Ingredients

2 plum tomatoes (6 ounces) 

3 tablespoons extra-virgin olive oil 

1/2 teaspoon cumin seeds 

2 to 3 teaspoons crumbled dried red chiles 

3/4 cup coarsely chopped yellow onion (1 medium onion) 

2 tablespoons coarsely chopped garlic (about 2 large cloves) 

1 tablespoon coarsely chopped fresh ginger 

3/4 teaspoon coarse salt 

2 tablespoons coarsely chopped fresh cilantro 

1/2 teaspoon rice vinegar 

Preparation

Bring a saucepan of water to a boil. Add tomatoes, and cook until soft, about 5 minutes. Drain, and let cool slightly. Squeeze juice and seeds from tomatoes over a small bowl, and reserve. Coarsely chop tomato flesh.

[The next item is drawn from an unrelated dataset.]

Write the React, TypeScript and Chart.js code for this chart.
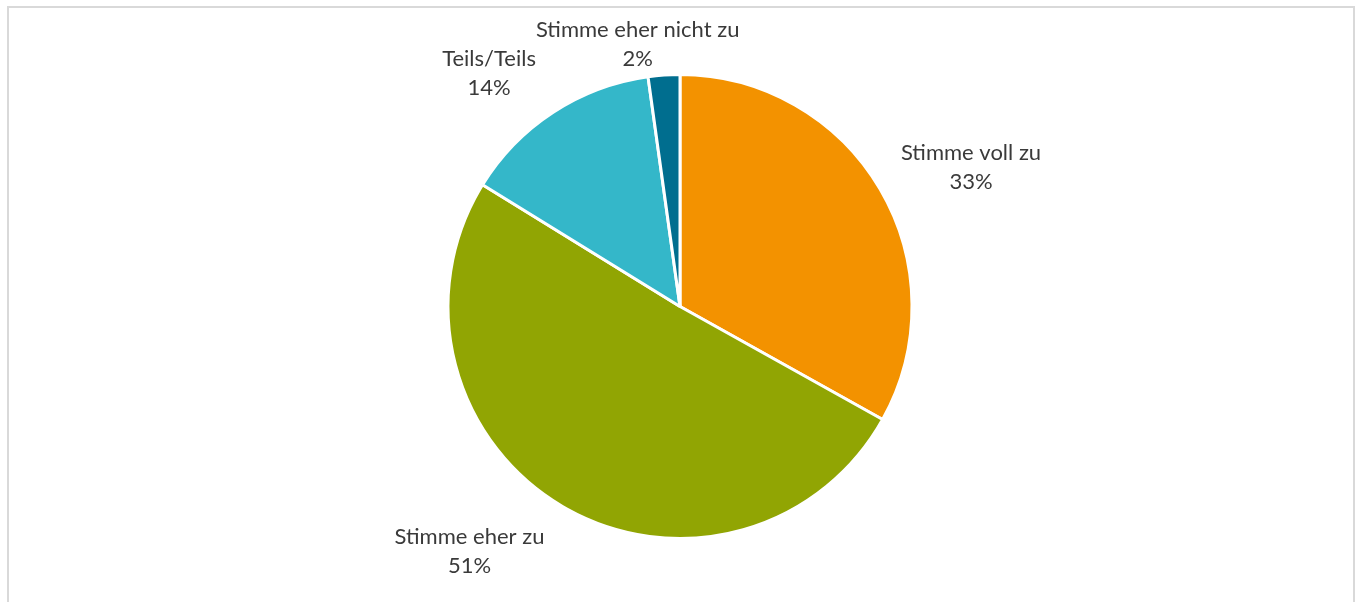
import React, { useEffect, useRef } from "react";
import { Chart, registerables } from "chart.js";

Chart.register(...registerables);

const categories = ["Stimme voll zu", "Stimme eher zu", "Teils/Teils", "Stimme eher nicht zu"];
const values = [33.1, 50.7, 14.0, 2.2];
const colors = ["#F39200", "#91A503", "#34B7C9", "#006E8F"];
// label placement: [angle nudge in degrees, distance beyond outer radius]
const labelNudge = [
  [4.7, 91],
  [10.4, 90],
  [-6.1, 70],
  [-5.2, 34],
];

const FONT_SIZE = 22;
const FONT = `${FONT_SIZE}px Lato, "Open Sans", sans-serif`;

const labelPlugin = {
  id: "pieLabels",
  afterDatasetsDraw(chart: any) {
    const ctx = chart.ctx;
    const meta = chart.getDatasetMeta(0);
    const data = chart.data.datasets[0].data as number[];
    const total = data.reduce((a: number, b: number) => a + b, 0);
    ctx.save();
    ctx.font = FONT;
    ctx.fillStyle = "#3A3A3A";
    ctx.textAlign = "center";
    ctx.textBaseline = "alphabetic";
    const capH = FONT_SIZE * 0.72;
    meta.data.forEach((arc: any, i: number) => {
      const { x, y, startAngle, endAngle, outerRadius } = arc.getProps(
        ["x", "y", "startAngle", "endAngle", "outerRadius"],
        true
      );
      const mid = (startAngle + endAngle) / 2 + (labelNudge[i][0] * Math.PI) / 180;
      const d = outerRadius + labelNudge[i][1];
      const cx = x + Math.cos(mid) * d;
      const cy = y + Math.sin(mid) * d;
      const pct = Math.round((data[i] / total) * 100) + "%";
      ctx.fillText(chart.data.labels[i], cx, cy - 14.5 + capH / 2);
      ctx.fillText(pct, cx, cy + 14.5 + capH / 2);
    });
    ctx.restore();
  },
};

export default function App() {
  const ref = useRef<HTMLCanvasElement>(null);
  useEffect(() => {
    if (!ref.current) return;
    const chart = new Chart(ref.current, {
      type: "pie",
      data: {
        labels: categories,
        datasets: [
          {
            data: values,
            backgroundColor: colors,
            borderColor: "#FFFFFF",
            borderWidth: 3,
          },
        ],
      },
      options: {
        animation: false,
        responsive: false,
        maintainAspectRatio: false,
        layout: { padding: { top: 73, bottom: 62, left: 200, right: 196 } },
        plugins: {
          legend: { display: false },
          tooltip: { enabled: false },
          title: { display: false },
        },
      },
      plugins: [labelPlugin],
    });
    return () => chart.destroy();
  }, []);
  return (
    <div style={{ position: "absolute", left: 0, top: 0, width: 1356, height: 602, overflow: "hidden", background: "#fff" }}>
      <div
        style={{
          position: "absolute",
          left: 7,
          top: 6,
          width: 1344,
          height: 640,
          border: "2px solid #D9D9D9",
        }}
      />
      <canvas ref={ref} width={1356} height={602} style={{ position: "absolute", left: 0, top: 0 }} />
    </div>
  );
}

Heat oil in a skillet over medium-high heat. Add cumin and chiles, and cook until chiles darken and become fragrant, about 1 minute. Add onion, garlic, and ginger, and cook until golden brown, about 3 minutes. Reduce heat to medium, and cook for 2 minutes. Add chopped tomatoes and salt, and cook for 2 minutes. Stir in reserved tomato juice and seeds, and cook until almost all of the liquid has evaporated, about 2 minutes. Remove from heat, and let cool slightly.

Puree mixture with the cilantro in a food processor until smooth. Add vinegar and more salt if desired. Sauce can be refrigerated in an airtight container for up to 2 weeks; bring to room temperature before serving.